White Burgundy yeast strains are added to the juice, which then is placed in stainless steel tanks for cool fermentation. It was quickly transferred to French oak barrels (30 percent new) where it spent 10 months aging sur lies. The barrels were stirred periodically to gain maximum flavor extraction from the lees.
Sequoia Grove never goes through malolactic fermentation, which helps preserve the crisp acidity and mineral notes.
The 2013 was the second of three great harvests in California, each one seeming to outdo the previous one. Moderate temperatures throughout the year allowed the winemakers to let grapes ripen slowly. There were no rain or heat spikes.
“We’ve never followed the pack with our chardonnay,” said Michael Trujillo, president and director of winemaking. “It’s a wine with great varietal expression, crisp and clean; more Burgundian in style. I have a sense people are really thirsty for this style of wine.”
WINERY: The property for Sequoia Grove dates back to Spanish ownership, but the wine history really started in 1978 when Jim Allen bought 22 acres in Rutherford that included an old barn. The barn now houses the winery and tasting room.
Allen planted cabernet sauvignon, merlot, cabernet Franc and other Bordeaux varietals.
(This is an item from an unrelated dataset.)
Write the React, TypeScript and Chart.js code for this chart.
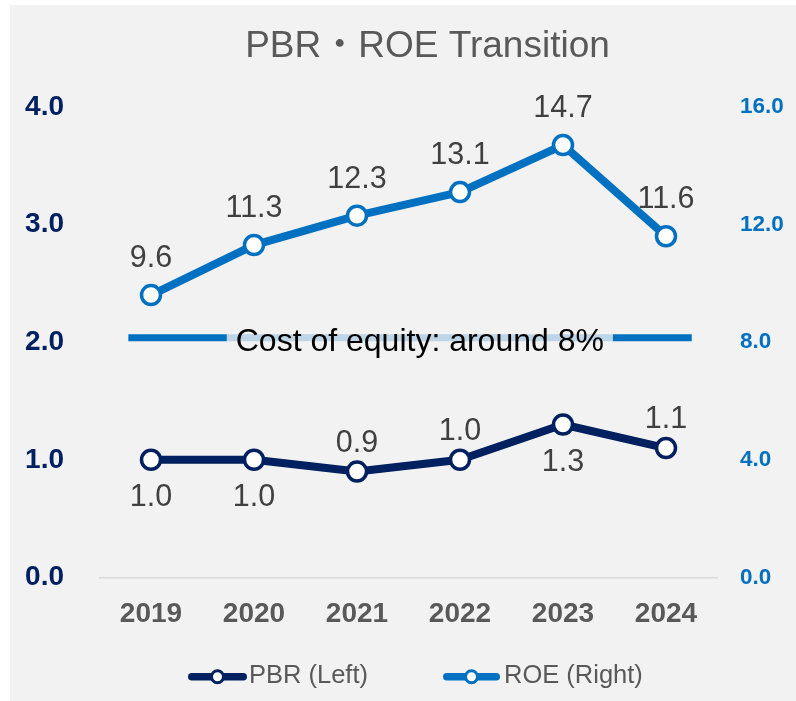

When the first wines were produced in 1980 they were an immediate hit. They became known for their complexity and Old World style.
Kobrand became a marketing and distribution partner and then bought the winery in 2002.
In 2001, Trujillo became winery president. Under his direction, operations within the winery itself have become more small-lot and artisan-focused.
Besides chardonnay, Sequoia Grove produces Gewurtztraminer, malbec, merlot, syrah, syrah rosé, petite syrah, a dessert wine, and several single-vineyard cabernet sauvignons at different price points.
Kobrand also represents Benziger, Cakebread and Domaine Carneros.
Sequoia Grove wines are made with 100 percent Napa Valley fruit from the original estate vineyard and the newly acquired Tonella Estate Vineyard in Rutherford, as well as from premier Napa Valley growers throughout Napa County.
GOES WITH: My wife, Teri, and I had this wine on a night when we didn’t feel like cooking. I had some leftover chicken tortilla soup and she had a chicken pot pie. We let the wine carry the meal. This is such a good food wine that it paired well with both dishes.
The soup is made with chicken, tomatoes, onions, cilantro and some red pepper. In the bowl I add shredded queso cheese and tortilla chips. It needed a full-bodied wine that wouldn’t be overpowered by the vegetable and spice combination.
For the pot pie, a subtle blend of flavors is called for in the wine, so it doesn’t overpower the food. The Sequoia Grove chardonnay was excellent with both dishes.
This food-friendly wine will go well with most dishes, from appetizers to soups to main courses. We drank it slightly chilled. As it warmed up we tasted the full range of flavors. The winery says this wine should age for at least five years.